Padahal, keberhasilan sejati tidak pernah lahir dari kecepatan, melainkan dari ketekunan. Lihatlah Gojek, Tokopedia, atau usaha kecil yang bertahan bertahun-tahun—semuanya tumbuh karena kesabaran dan konsistensi, bukan karena sensasi sesaat.
Mengubah pola pikir instan bukan hal mudah, tapi bukan pula mustahil. Pendidikan karakter dan literasi ekonomi sejak dini harus menjadi pondasi. Sekolah dan kampus perlu menanamkan nilai bahwa bisnis bukan soal keberuntungan, melainkan hasil kerja keras, riset, dan komitmen.

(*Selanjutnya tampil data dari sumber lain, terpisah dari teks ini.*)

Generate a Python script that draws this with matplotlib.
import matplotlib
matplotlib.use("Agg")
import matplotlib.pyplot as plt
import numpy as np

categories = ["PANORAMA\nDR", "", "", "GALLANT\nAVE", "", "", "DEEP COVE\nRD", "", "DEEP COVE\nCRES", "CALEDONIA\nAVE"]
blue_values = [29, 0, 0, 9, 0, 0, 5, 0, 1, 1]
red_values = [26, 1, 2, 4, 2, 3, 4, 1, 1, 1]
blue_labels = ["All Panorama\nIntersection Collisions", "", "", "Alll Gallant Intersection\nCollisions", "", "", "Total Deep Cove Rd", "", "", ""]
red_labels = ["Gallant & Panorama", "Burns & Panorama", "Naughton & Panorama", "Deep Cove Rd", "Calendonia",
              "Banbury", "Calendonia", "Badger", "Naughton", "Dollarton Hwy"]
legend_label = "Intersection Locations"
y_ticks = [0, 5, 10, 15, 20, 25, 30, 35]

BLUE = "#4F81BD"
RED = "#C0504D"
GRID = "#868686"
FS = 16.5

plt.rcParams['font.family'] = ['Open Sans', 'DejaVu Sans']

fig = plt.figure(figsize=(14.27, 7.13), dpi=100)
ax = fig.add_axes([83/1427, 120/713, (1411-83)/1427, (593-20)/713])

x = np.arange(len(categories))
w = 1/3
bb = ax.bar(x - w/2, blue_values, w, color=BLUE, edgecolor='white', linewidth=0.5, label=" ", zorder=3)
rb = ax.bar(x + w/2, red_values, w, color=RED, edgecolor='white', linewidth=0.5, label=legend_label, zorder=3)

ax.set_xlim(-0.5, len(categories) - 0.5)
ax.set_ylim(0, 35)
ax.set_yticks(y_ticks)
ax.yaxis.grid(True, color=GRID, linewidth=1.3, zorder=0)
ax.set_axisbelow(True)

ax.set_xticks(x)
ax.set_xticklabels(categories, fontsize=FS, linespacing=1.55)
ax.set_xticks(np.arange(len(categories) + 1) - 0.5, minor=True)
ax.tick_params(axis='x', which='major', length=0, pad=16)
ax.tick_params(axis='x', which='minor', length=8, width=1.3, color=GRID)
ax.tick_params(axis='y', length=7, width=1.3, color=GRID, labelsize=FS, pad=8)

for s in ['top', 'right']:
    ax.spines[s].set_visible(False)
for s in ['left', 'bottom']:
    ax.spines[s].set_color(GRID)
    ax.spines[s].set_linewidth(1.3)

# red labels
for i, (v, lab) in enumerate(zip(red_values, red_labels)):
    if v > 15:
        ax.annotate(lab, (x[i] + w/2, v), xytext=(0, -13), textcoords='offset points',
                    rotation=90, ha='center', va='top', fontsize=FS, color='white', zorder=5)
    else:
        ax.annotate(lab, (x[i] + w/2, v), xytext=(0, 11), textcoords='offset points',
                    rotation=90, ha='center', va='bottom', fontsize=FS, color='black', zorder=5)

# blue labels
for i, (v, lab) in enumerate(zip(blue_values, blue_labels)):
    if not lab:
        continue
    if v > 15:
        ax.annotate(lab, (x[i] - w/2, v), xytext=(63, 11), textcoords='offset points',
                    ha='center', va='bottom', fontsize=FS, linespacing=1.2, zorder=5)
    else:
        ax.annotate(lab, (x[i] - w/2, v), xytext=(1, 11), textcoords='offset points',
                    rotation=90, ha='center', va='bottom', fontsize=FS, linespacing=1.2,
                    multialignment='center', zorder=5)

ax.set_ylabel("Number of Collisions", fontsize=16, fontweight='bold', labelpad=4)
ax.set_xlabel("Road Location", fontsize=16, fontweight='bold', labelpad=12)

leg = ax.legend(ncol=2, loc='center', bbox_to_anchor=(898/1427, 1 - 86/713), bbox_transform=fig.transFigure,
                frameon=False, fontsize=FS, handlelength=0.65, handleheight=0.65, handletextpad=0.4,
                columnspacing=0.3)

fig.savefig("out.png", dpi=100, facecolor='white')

Pemerintah juga mesti memperketat pengawasan terhadap promosi bisnis digital yang menyesatkan, agar generasi muda tidak terus menjadi korban. Figur publik pun perlu mengambil peran positif dengan menampilkan proses di balik keberhasilan, bukan sekadar hasil akhirnya.
Generasi muda adalah masa depan bangsa. Namun, masa depan itu bisa rapuh bila mereka terus memuja kecepatan tanpa menghargai perjalanan. Di era yang serba cepat, justru ketekunanlah yang menjadi revolusi sejati.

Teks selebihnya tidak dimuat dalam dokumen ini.